Okei-Odumakin said, “I might have a few reservations about the politics of Mallam Nasir El-Rufai, but it is almost a sin to totally blame state governors on security. The blame also goes to the President. If the President does not want to share the blame, he should aid the birth of state police urgently. I know who controls all security agencies. I cannot play dumb like that.”

She however noted that the “sincerity” of the policy of no-negotiation or ransom payment is “questionable and suspicious.”

According to her, rather than taking time to declare a hard-line state policy on the payment of ransom or not by victims and their families, the government should be interested in those issues that have virtually handed over the state to criminals and made citizens have no choice but to negotiate and pay ransom to bandits.

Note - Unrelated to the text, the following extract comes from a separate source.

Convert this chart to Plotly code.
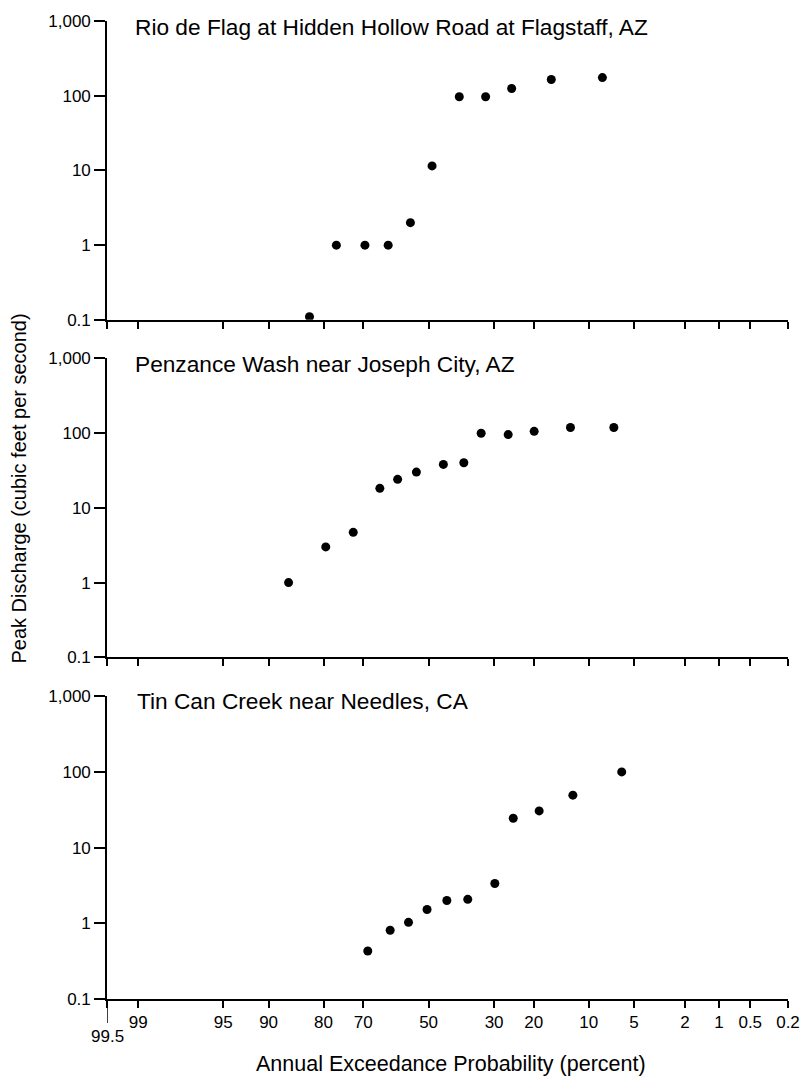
from statistics import NormalDist
import plotly.graph_objects as go

# ---------------- data ----------------
titles = [
    "Rio de Flag at Hidden Hollow Road at Flagstaff, AZ",
    "Penzance Wash near Joseph City, AZ",
    "Tin Can Creek near Needles, CA",
]

# annual exceedance probability (percent) and peak discharge (cfs)
rio_prob = [83.0, 77.0, 69.5, 62.7, 55.8, 48.9, 40.3, 32.4, 25.3, 16.3, 8.2]
rio_q = [0.11, 1.0, 1.0, 1.0, 2.0, 11.5, 97, 97, 125, 165, 175]

pen_prob = [86.9, 79.5, 72.7, 65.2, 59.8, 53.9, 45.3, 38.9, 33.7, 26.2, 19.9, 12.8, 6.9]
pen_q = [1.0, 3.0, 4.7, 18.2, 24, 30, 38, 40, 99, 95, 105, 118, 118]

tin_prob = [68.7, 62.1, 56.4, 50.5, 44.2, 37.7, 29.8, 24.9, 18.8, 12.4, 6.1]
tin_q = [0.43, 0.81, 1.03, 1.52, 2.0, 2.07, 3.36, 24.4, 30.5, 49.3, 100]

x_tick_probs = [99.5, 99, 95, 90, 80, 70, 50, 30, 20, 10, 5, 2, 1, 0.5, 0.2]
x_tick_text = ["", "99", "95", "90", "80", "70", "50", "30", "20", "10", "5", "2", "1", "0.5", "0.2"]

y_major_vals = [0.1, 1, 10, 100, 1000]
y_minor_vals = [0.2, 0.3, 0.4, 0.5, 0.6, 0.7, 0.8, 0.9,
                2, 3, 4, 5, 6, 7, 8, 9,
                20, 30, 40, 50, 60, 70, 80, 90,
                200, 300, 400, 500, 600, 700, 800, 900]

# ---------------- normal probability scale ----------------
nd = NormalDist()


def zpos(p):
    return nd.inv_cdf(1 - p / 100.0)


series = [(rio_prob, rio_q), (pen_prob, pen_q), (tin_prob, tin_q)]

FONT = "Liberation Sans, Arial, sans-serif"
W, H = 812, 1077
ML, MR, MT, MB = 107, 17, 14, 78
PH = H - MT - MB
PW = W - ML - MR


def fy(ypix):
    return (H - MB - ypix) / PH


domains = [
    [fy(315), 1.0],
    [fy(655), fy(353.5)],
    [0.0, fy(694)],
]

xr = [zpos(99.5), zpos(0.2)]
px_per_unit = PW / (xr[1] - xr[0])
MINOR_LEN = 6  # px
minor_x = xr[0] - (MINOR_LEN / 2) / px_per_unit  # centre of a tick drawn outside the axis

fig = go.Figure()
for i, (pr, q) in enumerate(series):
    n = i + 1
    xa = "x" if n == 1 else f"x{n}"
    ya = "y" if n == 1 else f"y{n}"
    fig.add_trace(go.Scatter(
        x=[zpos(p) for p in pr], y=q, mode="markers",
        marker=dict(size=9, color="black"),
        xaxis=xa, yaxis=ya, showlegend=False, hoverinfo="skip",
    ))
    # minor log ticks (2..9 of each decade) drawn as short horizontal dashes
    fig.add_trace(go.Scatter(
        x=[minor_x] * len(y_minor_vals), y=y_minor_vals, mode="markers",
        marker=dict(symbol="line-ew", size=MINOR_LEN, color="black",
                    line=dict(color="black", width=1.2)),
        cliponaxis=False, xaxis=xa, yaxis=ya,
        showlegend=False, hoverinfo="skip",
    ))

layout = dict(
    width=W, height=H,
    margin=dict(l=ML, r=MR, t=MT, b=MB),
    paper_bgcolor="white", plot_bgcolor="white",
    font=dict(family=FONT, color="black", size=17),
    showlegend=False,
)
for i in range(3):
    n = i + 1
    xk = "xaxis" if n == 1 else f"xaxis{n}"
    yk = "yaxis" if n == 1 else f"yaxis{n}"
    layout[xk] = dict(
        domain=[0, 1], range=xr, anchor="y" if n == 1 else f"y{n}",
        tickmode="array", tickvals=[zpos(p) for p in x_tick_probs],
        ticktext=x_tick_text if n == 3 else [""] * len(x_tick_probs),
        showticklabels=(n == 3),
        ticks="outside", ticklen=7, tickwidth=1.5, tickcolor="black",
        showline=True, linecolor="black", linewidth=1.6,
        showgrid=False, zeroline=False, fixedrange=True,
        tickfont=dict(size=17, family=FONT, color="black"),
    )
    layout[yk] = dict(
        domain=domains[i], type="log", range=[-1, 3],
        anchor="x" if n == 1 else f"x{n}",
        tickmode="array", tickvals=y_major_vals, tickformat=",~g",
        ticks="outside", ticklen=11, tickwidth=1.5, tickcolor="black",
        showline=True, linecolor="black", linewidth=1.6,
        showgrid=False, zeroline=False, fixedrange=True,
        tickfont=dict(size=17, family=FONT, color="black"),
    )
fig.update_layout(**layout)

# panel titles
title_pix = [(133, 20), (133, 359), (135, 698.5)]
for t, (px, py) in zip(titles, title_pix):
    fig.add_annotation(text=t, xref="paper", yref="paper",
                       x=(px - ML) / PW, y=fy(py), xanchor="left", yanchor="middle",
                       showarrow=False, font=dict(size=22.7, family=FONT, color="black"))

# axis titles
fig.add_annotation(text="Annual Exceedance Probability (percent)", xref="paper", yref="paper",
                   x=(455 - ML) / PW, y=fy(1064), xanchor="center", yanchor="middle",
                   showarrow=False, font=dict(size=21.5, family=FONT, color="black"))
fig.add_annotation(text="Peak Discharge (cubic feet per second)", xref="paper", yref="paper",
                   x=(18 - ML) / PW, y=fy(485), xanchor="center", yanchor="middle",
                   textangle=-90, showarrow=False,
                   font=dict(size=20, family=FONT, color="black"))

# lowered 99.5 label with long tick
fig.add_annotation(text="99.5", xref="x3", yref="paper", x=zpos(99.5), y=fy(1037),
                   xanchor="center", yanchor="middle", showarrow=False,
                   font=dict(size=17, family=FONT, color="black"))
fig.add_shape(type="line", xref="x3", yref="paper", x0=zpos(99.5), x1=zpos(99.5),
              ysizemode="pixel", yanchor=0, y0=0, y1=-24,
              line=dict(color="black", width=1.5))

fig.write_html("out.html")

She said, “The policy is good and bad. Good because the terrorists would come to terms eventually that Kaduna government will not pay. Bad because they would still get some money from victims’ families. Paying or not paying ransom is not the point. The point is an ineffectual security system.

“(But) if you watch the video (of El-Rufai criticising Jonathan) to the end, you will see where he said even if the Goodluck Jonathan administration was doing well, it was his duty to say the administration was not doing well.

“When a man owns up to deceit as eloquently as that, I stop bothering myself about who he was yesterday and who he is today. At least, he told the truth about lies. The fact remains that he is not an ordinary citizen today and he is under the constitutional obligation to protect the citizens of the state, which he has been elected to govern.”